Oft hört man, dass solche Bilder ein Indiz der europäischen Herzlosigkeit seien. Wesentlich seltener hört man, dass es sich um ein Indiz für die Unfähigkeit derjenigen handelt, die jetzt seit mehr als einem halben Jahrhundert über Europas ehemalige Kolonien herrschen. Die postkolonialen Regierungen sind beinahe ausmahmslos katastrophal gescheitert. Es ist naiv zu behaupten, die Migrationskrise der letzten Jahre sei die Folge westlicher Interventionen in den Ländern, aus denen so viele fliehen. Dies trifft bestenfalls teilweise zu. Zwar stammt eine erhebliche Anzahl von Migranten aus Afghanistan, dem Irak und Libyen, doch die größte Zahl seit 2013 ist vor dem Bürgerkrieg in Syrien geflohen, in dem kaum westliche Militäreinsätze statt gefunden haben.
Auch die Migranten aus Schwarzafrika sind nicht auf der Suche nach Schutz vor westlichen Militäreinsätzen. Sie versuchen der Armut, Arbeitslosigkeit, Korruption und Hoffnungslosigkeit in ihren eigenen Ländern zu entkommen, die von ihren eigenen Herrschern geschaffen wurden. Vierzig Jahre nach der Unabhängigkeit ist die Wirtschaft Simbabwes am Boden. Im November 2019 warnte der UN-Sonderberichterstatter für das Recht auf Nahrung, dass 60 Prozent der Bevölkerung „lebensmittelunsicher“ sind, d. h. „die Menschen in Simbabwe nähern sich langsam einer menschengemachten Hungersnot. Dass so viele versuchen nach Europa zu gelangen – und dass es viele noch versuchen werden – ist verständlich, da sich dort bereits Dutzende Millionen Menschen aus den Entwicklungsländern niedergelassen haben.
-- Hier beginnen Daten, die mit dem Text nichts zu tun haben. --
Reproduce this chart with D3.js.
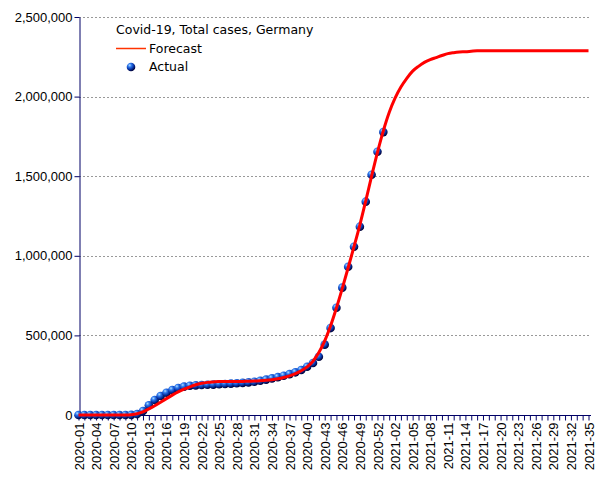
<!DOCTYPE html>
<html><head><meta charset="utf-8">
<script src="https://cdn.jsdelivr.net/npm/d3@7"></script>
<style>body{margin:0;background:#fff}svg{display:block}</style>
</head><body><svg id="c" width="605" height="480"></svg>
<script>
const weeks = ["2020-01","2020-02","2020-03","2020-04","2020-05","2020-06","2020-07","2020-08","2020-09","2020-10",
"2020-11","2020-12","2020-13","2020-14","2020-15","2020-16","2020-17","2020-18","2020-19","2020-20",
"2020-21","2020-22","2020-23","2020-24","2020-25","2020-26","2020-27","2020-28","2020-29","2020-30",
"2020-31","2020-32","2020-33","2020-34","2020-35","2020-36","2020-37","2020-38","2020-39","2020-40",
"2020-41","2020-42","2020-43","2020-44","2020-45","2020-46","2020-47","2020-48","2020-49","2020-50",
"2020-51","2020-52","2020-53","2021-01","2021-02","2021-03","2021-04","2021-05","2021-06","2021-07",
"2021-08","2021-09","2021-10","2021-11","2021-12","2021-13","2021-14","2021-15","2021-16","2021-17",
"2021-18","2021-19","2021-20","2021-21","2021-22","2021-23","2021-24","2021-25","2021-26","2021-27",
"2021-28","2021-29","2021-30","2021-31","2021-32","2021-33","2021-34","2021-35"];
const actual = [0,0,0,0,0,0,0,0,100,1000,5800,25000,61000,94000,119000,140000,157000,170000,178000,184000,
186000,188000,190000,191000,193000,195000,197000,199000,202000,205000,209000,215000,222000,230000,238000,
247000,257000,268000,283000,303000,327000,366000,442000,546000,674000,800000,931000,1057000,1183000,
1340000,1509000,1654000,1777000];
const forecast = [0,0,0,0,0,0,0,0,0,2000,8000,20000,38000,58000,80000,103000,125000,145000,162000,177000,
190000,199000,205000,208000,210000,210000,210000,210000,211000,212000,213000,215000,218000,222000,228000,
236000,246000,260000,278000,302000,338000,392000,465000,560000,672000,795000,925000,1058000,1195000,
1345000,1500000,1650000,1785000,1900000,1990000,2060000,2115000,2160000,2190000,2215000,2232000,2245000,
2258000,2270000,2276000,2280000,2282000,2285000,2288000,2288000,2288000,2288000,2288000,2288000,2288000,
2288000,2288000,2288000,2288000,2288000,2288000,2288000,2288000,2288000,2288000,2288000,2288000,2288000];
const yTicks = [0,500000,1000000,1500000,2000000,2500000];
const title = "Covid-19, Total cases, Germany";
const seriesNames = ["Forecast","Actual"];

const svg = d3.select("#c");
const navy = "#000066";
const x = d3.scalePoint().domain(weeks).range([78.5, 588.5]);
const y = d3.scaleLinear().domain([0,2500000]).range([415,17]);

const defs = svg.append("defs");
const g = defs.append("radialGradient").attr("id","ball").attr("cx","35%").attr("cy","30%").attr("r","70%").attr("fx","35%").attr("fy","30%");
g.append("stop").attr("offset","0%").attr("stop-color","#b0e0ff");
g.append("stop").attr("offset","30%").attr("stop-color","#2f78ee");
g.append("stop").attr("offset","65%").attr("stop-color","#0836a8");
g.append("stop").attr("offset","100%").attr("stop-color","#000038");

// grid
svg.append("g").selectAll("line").data(yTicks.filter(d=>d>0)).join("line")
  .attr("x1",79).attr("x2",591).attr("y1",d=>Math.round(y(d))+0.5).attr("y2",d=>Math.round(y(d))+0.5)
  .attr("stroke","#999").attr("stroke-dasharray","2,2");

// y axis
const ya = svg.append("g").attr("transform","translate(79.5,0)")
  .call(d3.axisLeft(y).tickValues(yTicks).tickFormat(d3.format(",")).tickSize(5).tickSizeOuter(0));
ya.select(".domain").attr("stroke",navy);
ya.selectAll(".tick line").attr("stroke",navy);
ya.selectAll(".tick text").attr("font-family","Liberation Sans, Arial, sans-serif").attr("font-size",13).attr("fill","#000").attr("x",-7);

// x axis
const xa = svg.append("g").attr("transform","translate(0,415.5)")
  .call(d3.axisBottom(x).tickSize(5).tickSizeOuter(0).tickFormat((d,i)=> i%3===0 ? d : ""));
xa.select(".domain").attr("stroke",navy).attr("d","M79,0H591");
xa.selectAll(".tick line").attr("stroke",navy);
xa.selectAll(".tick text").attr("font-family","Liberation Sans, Arial, sans-serif").attr("font-size",13).attr("fill","#000")
  .attr("transform","rotate(-90)").attr("text-anchor","end").attr("dy","0.35em").attr("x",-7).attr("y",0);

// points
svg.append("g").selectAll("circle").data(actual).join("circle")
  .attr("cx",(d,i)=>x(weeks[i])).attr("cy",d=>y(d)).attr("r",4.3).attr("fill","url(#ball)");

// forecast line
const line = d3.line().x((d,i)=>x(weeks[i])).y(d=>y(d)).curve(d3.curveMonotoneX);
svg.append("path").datum(forecast).attr("d",line).attr("fill","none").attr("stroke","#ff0000").attr("stroke-width",3);

// legend
const lf = "DejaVu Sans, Verdana, sans-serif";
svg.append("text").attr("x",116).attr("y",34).attr("font-family",lf).attr("font-size",12.5).attr("fill","#000").text(title);
svg.append("line").attr("x1",116).attr("x2",146).attr("y1",48.5).attr("y2",48.5).attr("stroke","#ff3300").attr("stroke-width",1.5);
svg.append("text").attr("x",149).attr("y",53).attr("font-family",lf).attr("font-size",12.5).attr("fill","#000").text(seriesNames[0]);
svg.append("circle").attr("cx",131).attr("cy",67).attr("r",4.3).attr("fill","url(#ball)");
svg.append("text").attr("x",149).attr("y",71).attr("font-family",lf).attr("font-size",12.5).attr("fill","#000").text(seriesNames[1]);
</script></body></html>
Diese Migranten glauben, dass sich ihre Perspektiven unter der Führung der demokratisch gewählten Führer Europas und der liberalen Institutionen und Gesetze des Kontinents erheblich verbessern werden.
Die Zahl der auswanderungswilligen Menschen ist sehr hoch: Eine im Dezember 2018 durchgeführte Gallup-Umfrage ergab, dass 750 Millionen Menschen weltweit dauerhaft in ein anderes Land migrieren möchten – das sind 10 Prozent der Weltbevölkerung. Die favorisierten Migrationsziele liegen wenig überraschend in überwiegend in Europa und Nordamerika. Der größte Prozentsatz der Befragten (33%), die zwischen 2015 und 2017 angaben migrieren zu wollen, lebte in Afrika südlich der Sahara. Im Vorfeld des 50. Jahrestages der Unabhängigkeit Jamaikas im Jahr 2011 berichtete die jamaikanische Zeitung „The Gleaner“, dass erstaunliche „60 Prozent der Jamaikaner der Ansicht waren, dass es dem Land besser gegangen wäre, wenn es eine Kolonie Großbritanniens geblieben wäre. Umgekehrt gaben 17 Prozent der Befragten an, dass es dem Land schlechter gehen würde, wenn es eine britische Kolonie bleiben würde, während 23 Prozent angaben, es nicht zu wissen.“
Ein Zeugnis der Schande
Ein ähnliches Gefühl dürfte in vielen anderen ehemaligen Kolonien vorherrschen, in denen jahrzehntelange Unabhängigkeit kaum Fortschritt gebracht hat. 2007 rief der sudanesische Milliardär Mo Ibrahim den „Ibrahim Prize for Achievement in African Leadership” (Ibrahim-Preis für besondere Leistung in der Führung Afrikas“ ins Leben. Mit dem Preis sollten ehemalige afrikanischen Staats- und Regierungschefs ausgezeichnet werden, die folgende Kriterien erfüllen: Sie müssen ihr Amt in den letzten drei Jahren niedergelegt haben; sie müssen demokratisch gewählt worden sein; sie müssen eine verfassungsmäßige Amtszeit abgeleistet haben; und sie müssen sich durch außergewöhnliche Führung ausgezeichnet haben. Der Preis ist mit einer Summe von 5 Millionen US-Dollar dotiert sowie weiteren 200.000 Dollar jährlich lebenslang. In den Jahren 2009, 2010, 2012, 2013, 2015, 2016 und 2018 konnte der Preis nicht vergeben werden, da kein Kandidat die Voraussetzungen erfüllen konnte. Ein Zeugnis der Schande.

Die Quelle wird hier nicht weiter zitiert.